News-Examiner
- Type: Weekly newspaper
- Owner: Adams MultiMedia
- Founder: Charles Harris
- Founded: 1895
- Language: English
- Headquarters: 843 Washington St, Montpelier, ID 83254
- OCLC number: 13168790
- Website: hjnews.com/montpelier

= News-Examiner =

Newspaper

The News-Examiner is a weekly newspaper published in Montpelier, Idaho.

== History ==
On March 2, 1895, Charles Edward Harris published the first edition of The Montpelier Examiner. In 1903, C. A. Brewster and Dr. H. M. Holbrook became the proprietors. In 1904, a cooperation headed by C.E. Wright took ownership. In 1908, L.G. Bradley purchased the business, but was later bought out a year later by Clyde Hansen who then later resold it to Wright.
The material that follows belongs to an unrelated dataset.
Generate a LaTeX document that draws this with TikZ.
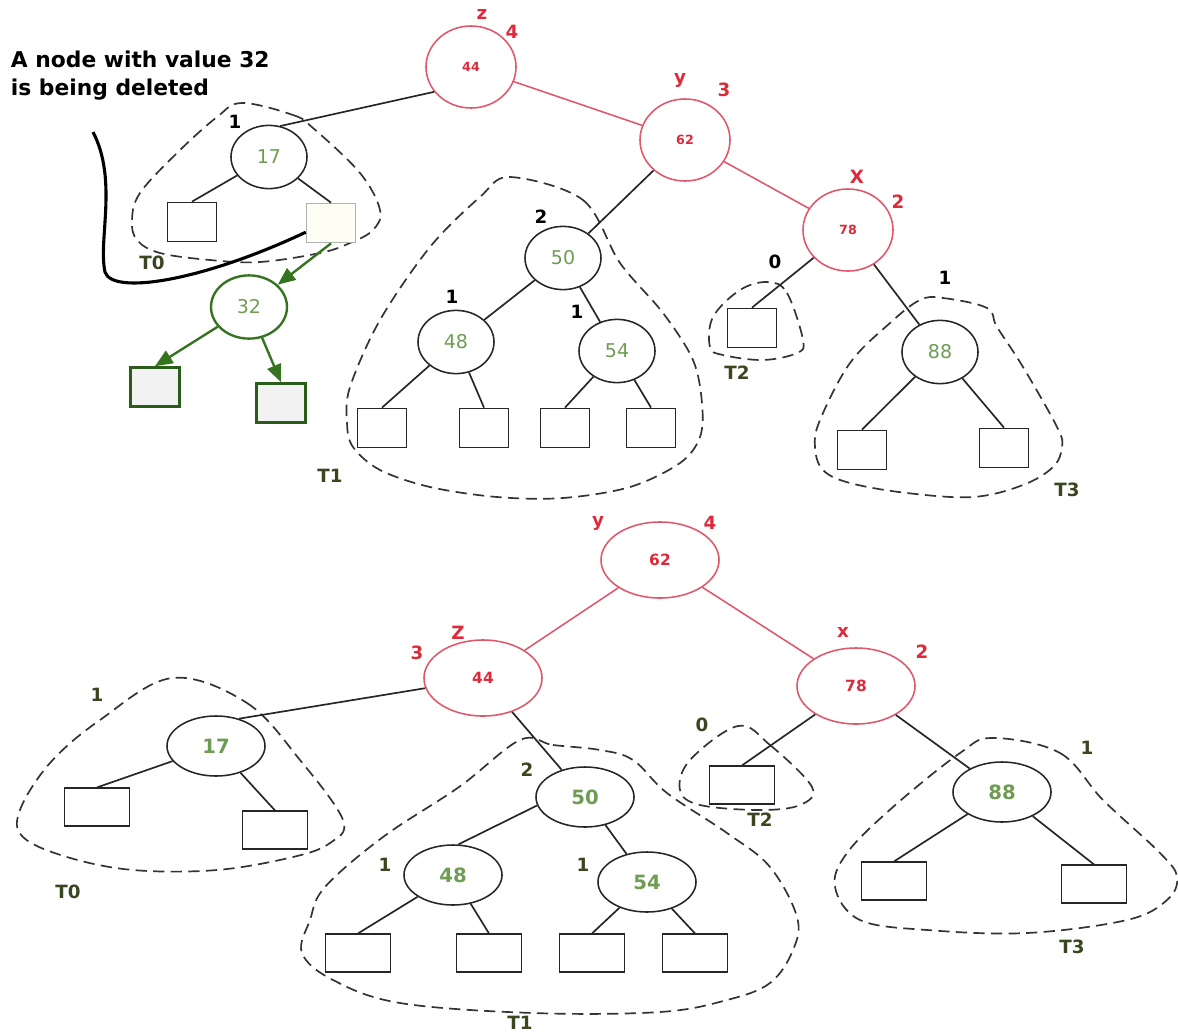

In 1920, H.M. Nelson, of Pocatello, purchased the paper. He died a decade later and his widow and children continued operating the Examiner. In 1937, Mable C. Nelson sold the Examiner to W. Jerome Taylor. A week later Taylor merged his paper with the Bear Lake Valley News, owned by H. A. and A.M. Robinson, to form The News-Examiner. The first issue was published Sept. 16, 1937.

The Robinsons left at some point and the Taylors continued to operate the paper until selling it in 1974 to L.W. "Bill" Thompson, Wayne Bell and Walter Ross. All the owners had retired by the time Ross sold The News-Examiner, and several other they started or acquired, to a company called Sun News Inc. in 1999. The business later became SWI News, which sold the all of its papers in Idaho and Utah to Pioneer News Group in 2007. A decade later the company sold its 22 papers to Adams Publishing Group in 2017.